### [Your task]
In your copy, leave out the pictures; write out all the data exactly.

### [Material provided]
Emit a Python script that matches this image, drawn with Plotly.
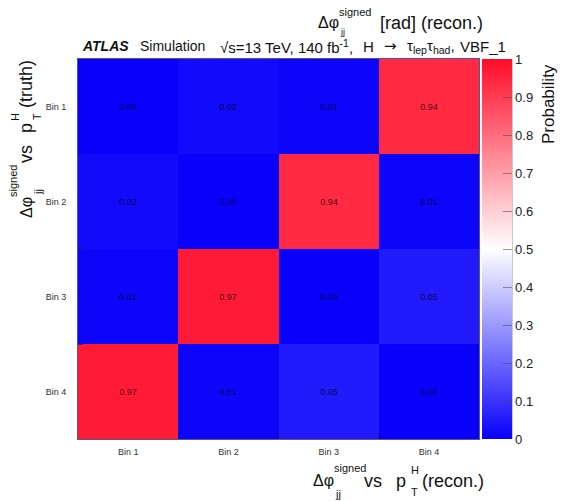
import plotly.graph_objects as go

# Migration matrix: rows = truth bin, columns = reconstructed bin
bins = ["Bin 1", "Bin 2", "Bin 3", "Bin 4"]
prob = [
    [0.00, 0.02, 0.01, 0.94],
    [0.02, 0.00, 0.94, 0.01],
    [0.01, 0.97, 0.00, 0.05],
    [0.97, 0.01, 0.05, 0.00],
]
cbar_ticks = [0, 0.1, 0.2, 0.3, 0.4, 0.5, 0.6, 0.7, 0.8, 0.9, 1]
cbar_ticktext = ["0", "0.1", "0.2", "0.3", "0.4", "0.5", "0.6", "0.7", "0.8", "0.9", "1"]

W, H = 564, 501
L, R, T, B = 78, 85, 59, 62
PW, PH = W - L - R, H - T - B
FONT = "Liberation Sans, Arial, Helvetica, sans-serif"

centers = [i + 0.5 for i in range(len(bins))]
edges = [i for i in range(1, len(bins))]

fig = go.Figure()
fig.add_trace(go.Heatmap(
    x=centers, y=centers, z=prob,
    zmin=0, zmax=1,
    colorscale=[[0.0, "rgb(8,0,250)"], [0.5, "rgb(255,255,255)"], [1.0, "rgb(255,12,40)"]],
    texttemplate="%{z:.2f}",
    textfont=dict(family=FONT, size=9, color="rgba(0,0,0,0.72)"),
    hoverinfo="skip",
    colorbar=dict(
        x=(482 - L) / PW, xanchor="left", xpad=0,
        y=0.5, yanchor="middle", len=1, lenmode="fraction", ypad=0,
        thickness=30, thicknessmode="pixels",
        outlinewidth=0,
        tickvals=cbar_ticks, ticktext=cbar_ticktext,
        ticks="inside", ticklen=9, tickwidth=1, tickcolor="rgba(70,70,90,0.55)",
        tickfont=dict(family=FONT, size=13, color="#222"),
    ),
))


def px(xp):
    return (xp - L) / PW


def py(yp):
    return (H - B - yp) / PH


def text(s, x, y, size, xanchor="left", angle=0, color="#111", family=FONT):
    fig.add_annotation(
        text=s, x=px(x), y=py(y), xref="paper", yref="paper",
        xanchor=xanchor, yanchor="middle", showarrow=False, textangle=angle,
        font=dict(family=family, size=size, color=color),
    )


MAIN, SYM, SCRIPT = 18, 16, 11

# Top axis title
text("Δφ", 316, 23, SYM)
text("signed", 337, 12, SCRIPT)
text("jj", 338, 32, 9)
text("[rad] (recon.)", 378, 23, MAIN)

# Header line
HDR = 15
text("<b><i>ATLAS</i></b>", 80, 46, 14)
text("Simulation", 138, 46, 14)
text("√s=13 TeV, 140 fb<sup>-1</sup>,", 218, 46, HDR)
text("H", 361, 46, HDR)
text("→", 382, 46, 15, family="DejaVu Sans")
text("τ<sub>lep</sub>τ<sub>had</sub>,", 405, 46, HDR)
text("VBF_1", 508, 46, HDR, xanchor="right")

# Bottom axis title
text("Δφ", 311, 481, SYM)
text("signed", 332, 468, SCRIPT)
text("jj", 333, 494, SCRIPT)
text("vs", 362, 481, MAIN)
text("p", 394, 481, MAIN)
text("H", 409, 470, SCRIPT)
text("T", 409, 492, SCRIPT)
text("(recon.)", 420, 481, MAIN)

# Left axis title (rotated)
text("Δφ", 26, 208, SYM, xanchor="center", angle=-90)
text("signed", 13, 181, SCRIPT, xanchor="center", angle=-90)
text("jj", 38, 192, SCRIPT, xanchor="center", angle=-90)
text("vs", 26, 154, MAIN, xanchor="center", angle=-90)
text("p", 26, 128, MAIN, xanchor="center", angle=-90)
text("H", 15, 117, SCRIPT, xanchor="center", angle=-90)
text("T", 37, 117, SCRIPT, xanchor="center", angle=-90)
text("(truth)", 26, 84, MAIN, xanchor="center", angle=-90)

# Colour bar title
text("Probability", 548, 104, 17, xanchor="center", angle=-90)

# Right edge line of the colour bar
fig.add_shape(type="line", xref="paper", yref="paper",
              x0=px(512), x1=px(512), y0=0, y1=1,
              line=dict(color="rgba(120,120,120,0.8)", width=1))

axis_common = dict(
    tickvals=centers, ticktext=bins, ticks="",
    tickfont=dict(family=FONT, size=9, color="#333"),
    showgrid=False, zeroline=False,
    showline=True, mirror=True, linecolor="rgba(50,40,110,0.8)", linewidth=1,
    minor=dict(tickvals=edges, ticks="inside", ticklen=5, tickcolor="rgba(30,30,60,0.7)", showgrid=False),
)
fig.update_xaxes(range=[0, 4], ticklabelstandoff=4, **axis_common)
fig.update_yaxes(range=[4, 0], ticklabelstandoff=9, **axis_common)

fig.update_layout(
    width=W, height=H,
    margin=dict(l=L, r=R, t=T, b=B),
    paper_bgcolor="white", plot_bgcolor="white",
    font=dict(family=FONT),
    showlegend=False,
)

fig.write_html("out.html")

### [Exercise solution]
Emit a Python script that matches this image, drawn with Plotly.
import plotly.graph_objects as go

# Migration matrix: rows = truth bin, columns = reconstructed bin
bins = ["Bin 1", "Bin 2", "Bin 3", "Bin 4"]
prob = [
    [0.00, 0.02, 0.01, 0.94],
    [0.02, 0.00, 0.94, 0.01],
    [0.01, 0.97, 0.00, 0.05],
    [0.97, 0.01, 0.05, 0.00],
]
cbar_ticks = [0, 0.1, 0.2, 0.3, 0.4, 0.5, 0.6, 0.7, 0.8, 0.9, 1]
cbar_ticktext = ["0", "0.1", "0.2", "0.3", "0.4", "0.5", "0.6", "0.7", "0.8", "0.9", "1"]

W, H = 564, 501
L, R, T, B = 78, 85, 59, 62
PW, PH = W - L - R, H - T - B
FONT = "Liberation Sans, Arial, Helvetica, sans-serif"

centers = [i + 0.5 for i in range(len(bins))]
edges = [i for i in range(1, len(bins))]

fig = go.Figure()
fig.add_trace(go.Heatmap(
    x=centers, y=centers, z=prob,
    zmin=0, zmax=1,
    colorscale=[[0.0, "rgb(8,0,250)"], [0.5, "rgb(255,255,255)"], [1.0, "rgb(255,12,40)"]],
    texttemplate="%{z:.2f}",
    textfont=dict(family=FONT, size=9, color="rgba(0,0,0,0.72)"),
    hoverinfo="skip",
    colorbar=dict(
        x=(482 - L) / PW, xanchor="left", xpad=0,
        y=0.5, yanchor="middle", len=1, lenmode="fraction", ypad=0,
        thickness=30, thicknessmode="pixels",
        outlinewidth=0,
        tickvals=cbar_ticks, ticktext=cbar_ticktext,
        ticks="inside", ticklen=9, tickwidth=1, tickcolor="rgba(70,70,90,0.55)",
        tickfont=dict(family=FONT, size=13, color="#222"),
    ),
))


def px(xp):
    return (xp - L) / PW


def py(yp):
    return (H - B - yp) / PH


def text(s, x, y, size, xanchor="left", angle=0, color="#111", family=FONT):
    fig.add_annotation(
        text=s, x=px(x), y=py(y), xref="paper", yref="paper",
        xanchor=xanchor, yanchor="middle", showarrow=False, textangle=angle,
        font=dict(family=family, size=size, color=color),
    )


MAIN, SYM, SCRIPT = 18, 16, 11

# Top axis title
text("Δφ", 316, 23, SYM)
text("signed", 337, 12, SCRIPT)
text("jj", 338, 32, 9)
text("[rad] (recon.)", 378, 23, MAIN)

# Header line
HDR = 15
text("<b><i>ATLAS</i></b>", 80, 46, 14)
text("Simulation", 138, 46, 14)
text("√s=13 TeV, 140 fb<sup>-1</sup>,", 218, 46, HDR)
text("H", 361, 46, HDR)
text("→", 382, 46, 15, family="DejaVu Sans")
text("τ<sub>lep</sub>τ<sub>had</sub>,", 405, 46, HDR)
text("VBF_1", 508, 46, HDR, xanchor="right")

# Bottom axis title
text("Δφ", 311, 481, SYM)
text("signed", 332, 468, SCRIPT)
text("jj", 333, 494, SCRIPT)
text("vs", 362, 481, MAIN)
text("p", 394, 481, MAIN)
text("H", 409, 470, SCRIPT)
text("T", 409, 492, SCRIPT)
text("(recon.)", 420, 481, MAIN)

# Left axis title (rotated)
text("Δφ", 26, 208, SYM, xanchor="center", angle=-90)
text("signed", 13, 181, SCRIPT, xanchor="center", angle=-90)
text("jj", 38, 192, SCRIPT, xanchor="center", angle=-90)
text("vs", 26, 154, MAIN, xanchor="center", angle=-90)
text("p", 26, 128, MAIN, xanchor="center", angle=-90)
text("H", 15, 117, SCRIPT, xanchor="center", angle=-90)
text("T", 37, 117, SCRIPT, xanchor="center", angle=-90)
text("(truth)", 26, 84, MAIN, xanchor="center", angle=-90)

# Colour bar title
text("Probability", 548, 104, 17, xanchor="center", angle=-90)

# Right edge line of the colour bar
fig.add_shape(type="line", xref="paper", yref="paper",
              x0=px(512), x1=px(512), y0=0, y1=1,
              line=dict(color="rgba(120,120,120,0.8)", width=1))

axis_common = dict(
    tickvals=centers, ticktext=bins, ticks="",
    tickfont=dict(family=FONT, size=9, color="#333"),
    showgrid=False, zeroline=False,
    showline=True, mirror=True, linecolor="rgba(50,40,110,0.8)", linewidth=1,
    minor=dict(tickvals=edges, ticks="inside", ticklen=5, tickcolor="rgba(30,30,60,0.7)", showgrid=False),
)
fig.update_xaxes(range=[0, 4], ticklabelstandoff=4, **axis_common)
fig.update_yaxes(range=[4, 0], ticklabelstandoff=9, **axis_common)

fig.update_layout(
    width=W, height=H,
    margin=dict(l=L, r=R, t=T, b=B),
    paper_bgcolor="white", plot_bgcolor="white",
    font=dict(family=FONT),
    showlegend=False,
)

fig.write_html("out.html")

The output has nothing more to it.